Employing the HERO Skills in our daily lives offers a pathway toward overcoming the limitations imposed by insider bias. Humility asks us to recognize our biases and consider perspectives other than our own. Empathy encourages us to feel the value in those perspectives, to understand that different does not mean less. Reflection prompts us to question the origins of our loyalties and whether they serve us or hold us back. And Open-mindedness, perhaps the most challenging yet rewarding of all, urges us to step into the unknown, to embrace new experiences with a sense of adventure and curiosity.

 

As we conclude this exploration of insider bias, let us carry forward the lesson that while our biases can shape our view of the world, they do not have to define it. Let us remember that every step outside our comfort zone is a step toward a broader, more inclusive perspective.
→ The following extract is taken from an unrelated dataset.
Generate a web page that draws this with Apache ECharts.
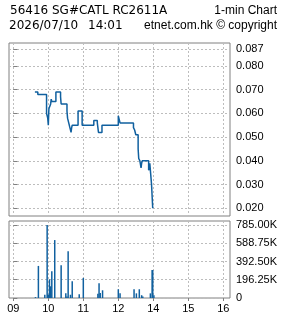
<!DOCTYPE html>
<html><head><meta charset="utf-8">
<script src="https://cdn.jsdelivr.net/npm/echarts@6/dist/echarts.min.js"></script>
<style>html,body{margin:0;padding:0;background:#fff}#c{width:285px;height:318px}</style>
</head><body><div id="c"></div>
<script>
const titleLine1 = "56416 SG#CATL RC2611A";
const titleRight1 = "1-min Chart";
const titleDate = "2026/07/10";
const titleTime = "14:01";
const titleRight2 = "etnet.com.hk \u00A9 copyright";
const prevClose = 0.087;

const priceTimes = ["09:37","09:42","09:57","09:59","10:00","10:01","10:04","10:05","10:06","10:13","10:21","10:22","10:32","10:33","10:35","10:37","10:39","10:40","10:41","10:51","10:58","11:18","11:24","11:26","11:32","13:00","13:03","13:26","13:28","13:30","13:34","13:35","13:37","13:39","13:40","13:41","13:52","13:54","13:57","13:59","14:00"];
const priceValues = [0.069,0.068,0.060,0.058,0.055,0.062,0.064,0.066,0.065,0.069,0.067,0.064,0.061,0.058,0.056,0.054,0.052,0.054,0.055,0.061,0.055,0.057,0.056,0.052,0.055,0.059,0.056,0.054,0.053,0.051,0.045,0.041,0.040,0.037,0.039,0.040,0.036,0.039,0.030,0.020,0.020];

const volTimes = ["09:38","09:43","09:54","09:58","09:59","10:00","10:02","10:03","10:04","10:06","10:11","10:22","10:30","10:32","10:34","10:38","10:41","10:53","11:00","11:25","11:27","11:29","11:33","13:00","13:03","13:27","13:31","13:36","13:40","13:42","13:55","13:58","13:59","14:01"];
const volValues = [10000,345000,35000,785000,35000,35000,200000,35000,126000,288000,623000,353000,50000,15000,504000,35000,180000,40000,216000,45000,159000,55000,83000,94000,50000,94000,50000,94000,30000,15000,50000,300000,300000,30000];

const hourTickTimes = ["09:00","10:00","11:00","12:00","14:00","15:00","16:00"];
const hourTickLabels = ["09","10","11","12","14","15","16"];
const priceTicks = [0.020,0.030,0.040,0.050,0.060,0.070,0.080];
const volTicks = [0,196250,392500,588750,785000];

function tradeMin(t){
  const p = t.split(':').map(Number);
  let v = (p[0]-9)*60 + p[1];
  if (p[0] >= 13) v -= 60;
  return v;
}
const hourPos = hourTickTimes.map(tradeMin);
const labelMap = {};
hourPos.forEach((p,i)=>{labelMap[p]=hourTickLabels[i];});

const priceData = priceTimes.map((t,i)=>[tradeMin(t), priceValues[i]]);
const volData = volTimes.map((t,i)=>[tradeMin(t), volValues[i]]);

const X_MIN = -7.4, X_MAX = 371.5;
const gridColor = '#bdbdbd';
const blue = '#10609f';
const lblFont = {fontFamily:'Liberation Sans', fontSize:11, color:'#000'};
const dv = {fontFamily:'DejaVu Sans', fontSize:12, fill:'#000'};
const ls = {fontFamily:'Liberation Sans', fontSize:12, fill:'#000'};

const chart = echarts.init(document.getElementById('c'), null, {renderer:'canvas'});
chart.setOption({
  animation:false,
  backgroundColor:'#fff',
  graphic:[
    {type:'text', left:10, top:5, style:Object.assign({text:titleLine1}, dv)},
    {type:'text', right:8, top:5, style:Object.assign({text:titleRight1}, ls)},
    {type:'text', left:9, top:20, style:Object.assign({text:titleDate}, dv)},
    {type:'text', left:88, top:20, style:Object.assign({text:titleTime}, dv)},
    {type:'text', right:8, top:20, style:Object.assign({text:titleRight2}, ls)}
  ],
  grid:[
    {left:9, top:43, width:221, height:173, show:true, borderColor:'#808080', borderWidth:1, containLabel:false},
    {left:9, top:221, width:221, height:77, show:true, borderColor:'#808080', borderWidth:1, containLabel:false}
  ],
  xAxis:[
    {type:'value', gridIndex:0, min:X_MIN, max:X_MAX,
     axisLine:{show:false}, axisLabel:{show:false},
     axisTick:{show:false, customValues:hourPos},
     splitLine:{show:true, lineStyle:{color:gridColor, type:[2,2], width:1}}},
    {type:'value', gridIndex:1, min:X_MIN, max:X_MAX,
     axisLine:{show:false},
     axisLabel:Object.assign({show:true, customValues:hourPos, margin:5, formatter:v=>labelMap[v]||''}, lblFont),
     axisTick:{show:true, inside:false, length:3, customValues:hourPos, lineStyle:{color:'#808080'}},
     splitLine:{show:true, lineStyle:{color:gridColor, type:[2,2], width:1}}}
  ],
  yAxis:[
    {type:'value', gridIndex:0, position:'right', min:0.01675, max:0.0897,
     axisLine:{show:false},
     axisTick:{show:true, inside:false, length:4, customValues:priceTicks.concat([prevClose]), lineStyle:{color:'#808080'}},
     axisLabel:Object.assign({show:true, margin:6, customValues:priceTicks.concat([prevClose]), formatter:v=>v.toFixed(3)}, lblFont),
     splitLine:{show:true, lineStyle:{color:gridColor, type:[2,2], width:1}}},
    {type:'value', gridIndex:1, position:'right', min:0, max:828000,
     axisLine:{show:false},
     axisTick:{show:true, inside:false, length:4, customValues:volTicks, lineStyle:{color:'#808080'}},
     axisLabel:Object.assign({show:true, margin:6, customValues:volTicks, formatter:v=>v===0?'0':(v/1000).toFixed(2)+'K'}, lblFont),
     splitLine:{show:true, lineStyle:{color:gridColor, type:[2,2], width:1}}}
  ],
  series:[
    {type:'line', xAxisIndex:0, yAxisIndex:0, data:priceData, step:'end', showSymbol:false,
     lineStyle:{color:blue, width:1.5}, z:3,
     markLine:{silent:true, symbol:'none', label:{show:false},
       lineStyle:{color:'#ff0a80', width:1, type:'solid'},
       data:[{yAxis:prevClose}]}},
    {type:'bar', xAxisIndex:1, yAxisIndex:1, data:volData, barWidth:1.5,
     itemStyle:{color:blue}}
  ]
});
</script></body></html>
Let this journey be a reminder that, like my son’s golf bag is filled with many different types of clubs, the world we experience has even more “clubs,” each with a slightly different purpose than the other.

 

So, let us challenge ourselves this next week, this next month, to embark on a journey of intentional exploration and self-discovery. Choose one aspect of your life where you've noticed insider bias might be at play. It could be the media you consume, the social circles you engage with, the brands you buy, or even the ideas and beliefs you hold dear. Employ the HERO Skills to address the bias. This challenge is more than just an exercise. It's a commitment to learning and growth and to expanding our horizons. It’s about recognizing the inherent safety we find in familiar people, groups, and beliefs and discovering the richness that lies outside our comfort zones. Think of it as breaking down the walls that insider bias can build around us, recognizing that walls can provide comfort but they can also imprison.